What to produce - Please quote exactly the opening lines of the data, from the first line to the one where "var height = 367;" appears.
>>>
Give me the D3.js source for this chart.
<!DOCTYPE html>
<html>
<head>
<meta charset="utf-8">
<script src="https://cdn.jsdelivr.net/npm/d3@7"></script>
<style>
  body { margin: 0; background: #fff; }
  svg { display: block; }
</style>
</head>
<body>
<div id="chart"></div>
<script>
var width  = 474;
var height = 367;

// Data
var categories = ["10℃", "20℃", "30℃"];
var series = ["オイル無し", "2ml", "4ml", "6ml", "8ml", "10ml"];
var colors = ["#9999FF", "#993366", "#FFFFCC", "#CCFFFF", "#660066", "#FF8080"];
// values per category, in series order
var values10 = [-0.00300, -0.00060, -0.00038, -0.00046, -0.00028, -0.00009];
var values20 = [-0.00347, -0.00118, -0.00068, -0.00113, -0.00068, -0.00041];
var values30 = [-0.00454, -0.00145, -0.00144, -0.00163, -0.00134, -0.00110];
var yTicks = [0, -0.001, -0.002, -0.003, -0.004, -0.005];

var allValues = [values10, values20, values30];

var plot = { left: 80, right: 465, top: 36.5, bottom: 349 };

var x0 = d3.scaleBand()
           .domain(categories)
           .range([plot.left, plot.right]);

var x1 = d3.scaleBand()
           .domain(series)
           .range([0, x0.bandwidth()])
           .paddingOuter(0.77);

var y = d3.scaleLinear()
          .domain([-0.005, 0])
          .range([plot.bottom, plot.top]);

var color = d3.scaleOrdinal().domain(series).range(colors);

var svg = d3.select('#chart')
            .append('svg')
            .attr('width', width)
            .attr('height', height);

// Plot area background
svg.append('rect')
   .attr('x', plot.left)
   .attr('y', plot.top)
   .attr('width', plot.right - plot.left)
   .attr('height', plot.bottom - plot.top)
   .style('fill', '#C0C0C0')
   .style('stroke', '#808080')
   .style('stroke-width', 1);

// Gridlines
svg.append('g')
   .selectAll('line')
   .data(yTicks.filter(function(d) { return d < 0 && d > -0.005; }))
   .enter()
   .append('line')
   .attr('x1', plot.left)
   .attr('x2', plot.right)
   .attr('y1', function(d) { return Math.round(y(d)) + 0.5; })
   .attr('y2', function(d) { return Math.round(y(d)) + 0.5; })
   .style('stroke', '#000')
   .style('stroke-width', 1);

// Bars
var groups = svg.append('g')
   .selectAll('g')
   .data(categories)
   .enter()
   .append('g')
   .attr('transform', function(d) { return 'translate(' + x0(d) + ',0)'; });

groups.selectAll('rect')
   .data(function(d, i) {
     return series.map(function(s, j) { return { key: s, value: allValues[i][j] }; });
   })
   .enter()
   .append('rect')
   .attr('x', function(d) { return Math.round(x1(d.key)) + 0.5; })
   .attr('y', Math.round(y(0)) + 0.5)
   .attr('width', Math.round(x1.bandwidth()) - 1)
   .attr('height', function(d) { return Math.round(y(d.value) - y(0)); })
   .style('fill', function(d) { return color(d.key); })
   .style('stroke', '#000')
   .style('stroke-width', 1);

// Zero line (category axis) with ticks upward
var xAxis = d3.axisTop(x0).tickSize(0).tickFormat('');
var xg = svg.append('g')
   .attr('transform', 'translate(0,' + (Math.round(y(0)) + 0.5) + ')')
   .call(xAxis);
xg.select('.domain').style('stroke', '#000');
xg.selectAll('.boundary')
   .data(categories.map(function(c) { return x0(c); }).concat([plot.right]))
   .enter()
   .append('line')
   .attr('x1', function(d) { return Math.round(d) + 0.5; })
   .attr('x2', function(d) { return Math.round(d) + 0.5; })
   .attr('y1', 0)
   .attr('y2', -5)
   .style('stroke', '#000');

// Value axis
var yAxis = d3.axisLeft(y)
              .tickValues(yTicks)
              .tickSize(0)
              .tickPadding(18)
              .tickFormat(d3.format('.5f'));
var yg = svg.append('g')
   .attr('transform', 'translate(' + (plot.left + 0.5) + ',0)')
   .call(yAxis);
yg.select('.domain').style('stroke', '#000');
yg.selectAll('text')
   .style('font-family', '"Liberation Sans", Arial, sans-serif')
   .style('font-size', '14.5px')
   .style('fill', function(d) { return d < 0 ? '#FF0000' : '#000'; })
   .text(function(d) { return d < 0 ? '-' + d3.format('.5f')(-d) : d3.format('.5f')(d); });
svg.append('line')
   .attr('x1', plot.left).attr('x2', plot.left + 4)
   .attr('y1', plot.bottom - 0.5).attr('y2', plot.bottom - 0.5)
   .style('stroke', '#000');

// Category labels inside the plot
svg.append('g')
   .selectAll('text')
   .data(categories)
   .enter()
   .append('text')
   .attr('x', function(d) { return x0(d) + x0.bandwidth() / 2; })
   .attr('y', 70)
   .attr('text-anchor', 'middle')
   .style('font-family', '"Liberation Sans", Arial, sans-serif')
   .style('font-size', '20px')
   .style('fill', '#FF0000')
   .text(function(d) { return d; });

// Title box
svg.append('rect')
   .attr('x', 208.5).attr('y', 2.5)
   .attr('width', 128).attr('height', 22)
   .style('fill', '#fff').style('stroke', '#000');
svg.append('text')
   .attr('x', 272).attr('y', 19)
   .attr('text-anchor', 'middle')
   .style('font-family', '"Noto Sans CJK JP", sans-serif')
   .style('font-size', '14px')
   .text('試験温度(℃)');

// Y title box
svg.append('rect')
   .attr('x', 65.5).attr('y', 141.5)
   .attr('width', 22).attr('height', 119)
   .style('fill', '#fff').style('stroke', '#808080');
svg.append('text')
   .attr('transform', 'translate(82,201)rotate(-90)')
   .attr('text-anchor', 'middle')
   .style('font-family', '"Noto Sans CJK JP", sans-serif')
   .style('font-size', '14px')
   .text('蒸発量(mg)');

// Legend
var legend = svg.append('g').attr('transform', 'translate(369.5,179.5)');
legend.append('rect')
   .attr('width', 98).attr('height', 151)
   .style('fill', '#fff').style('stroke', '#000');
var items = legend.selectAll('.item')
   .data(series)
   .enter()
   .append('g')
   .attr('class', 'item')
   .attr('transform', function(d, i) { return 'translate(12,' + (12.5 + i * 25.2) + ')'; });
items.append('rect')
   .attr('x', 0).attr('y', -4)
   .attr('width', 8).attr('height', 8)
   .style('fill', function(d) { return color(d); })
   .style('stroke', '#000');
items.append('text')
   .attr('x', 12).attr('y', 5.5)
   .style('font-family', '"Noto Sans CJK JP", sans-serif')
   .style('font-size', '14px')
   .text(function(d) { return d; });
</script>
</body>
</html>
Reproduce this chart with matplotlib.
<<<
Output for this task -
Give me the D3.js source for this chart.
<!DOCTYPE html>
<html>
<head>
<meta charset="utf-8">
<script src="https://cdn.jsdelivr.net/npm/d3@7"></script>
<style>
  body { margin: 0; background: #fff; }
  svg { display: block; }
</style>
</head>
<body>
<div id="chart"></div>
<script>
var width  = 474;
var height = 367;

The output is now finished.